Moscow Metro station

Petrovsko-Razumovskaya (Петровско-Разумовская) is a Moscow Metro station in Timiryazevsky District of the Northern Administrative Okrug of Moscow. The station opened on 7 March 1991 as a part of a major northern extension of the Serpukhovsko-Timiryazevskaya line; the Lyublinsko-Dmitrovskaya line was extended to terminate there on 16 September 2016.

Petrovsko-Razumovskaya has exits to Dmitrovskoye Highway and also provides transfer to a commuter station of the same name on Leningradsky suburban railway line, which serves destinations to the north-west of Moscow. The daily passenger flow is about 80,000.
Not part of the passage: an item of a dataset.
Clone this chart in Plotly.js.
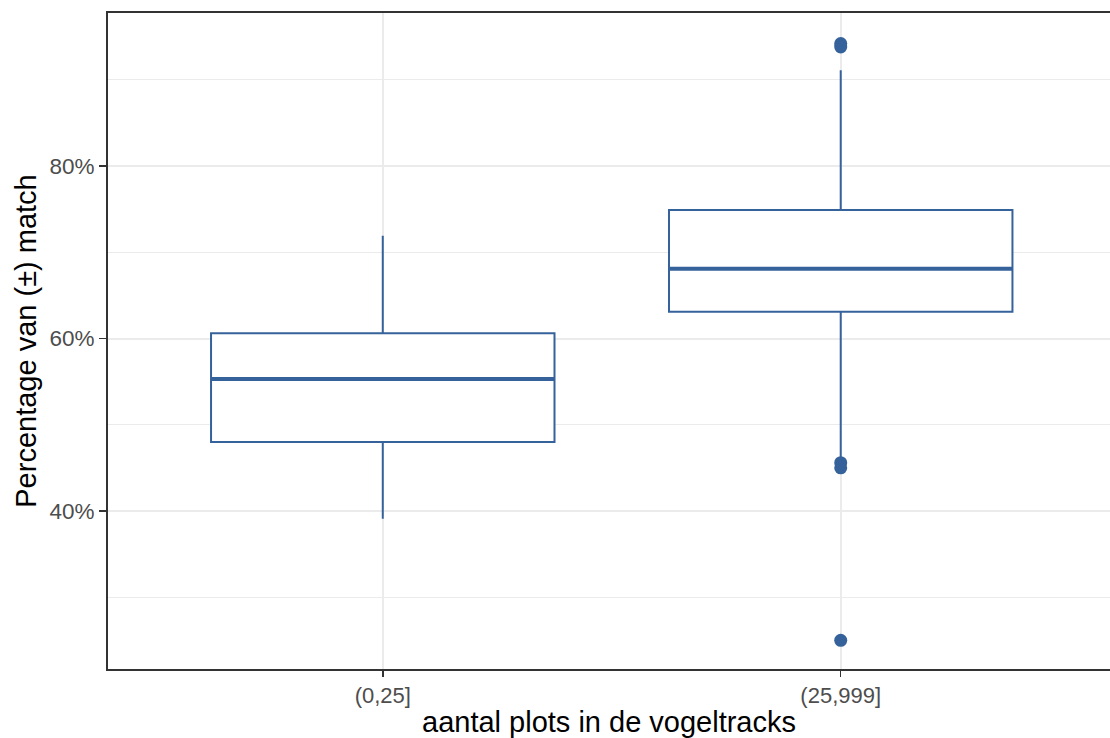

On the Serpukhovsko-Timiryazevskaya line, the station is between Vladykino and Timiryazevskaya stations. On the Lyublinsko–Dmitrovskaya Line, the station is between Okruzhnaya and Fonvizinskaya stations. The extension of the Lyublinsko–Dmitrovskaya Line to the north to Seligerskaya is operational and opened on 22 March 2018. The next station of the Okruzhnaya.

The 2016 extension of the station involved building a second hall and two extra tracks. The alignment allows cross-platform interchange between the two lines.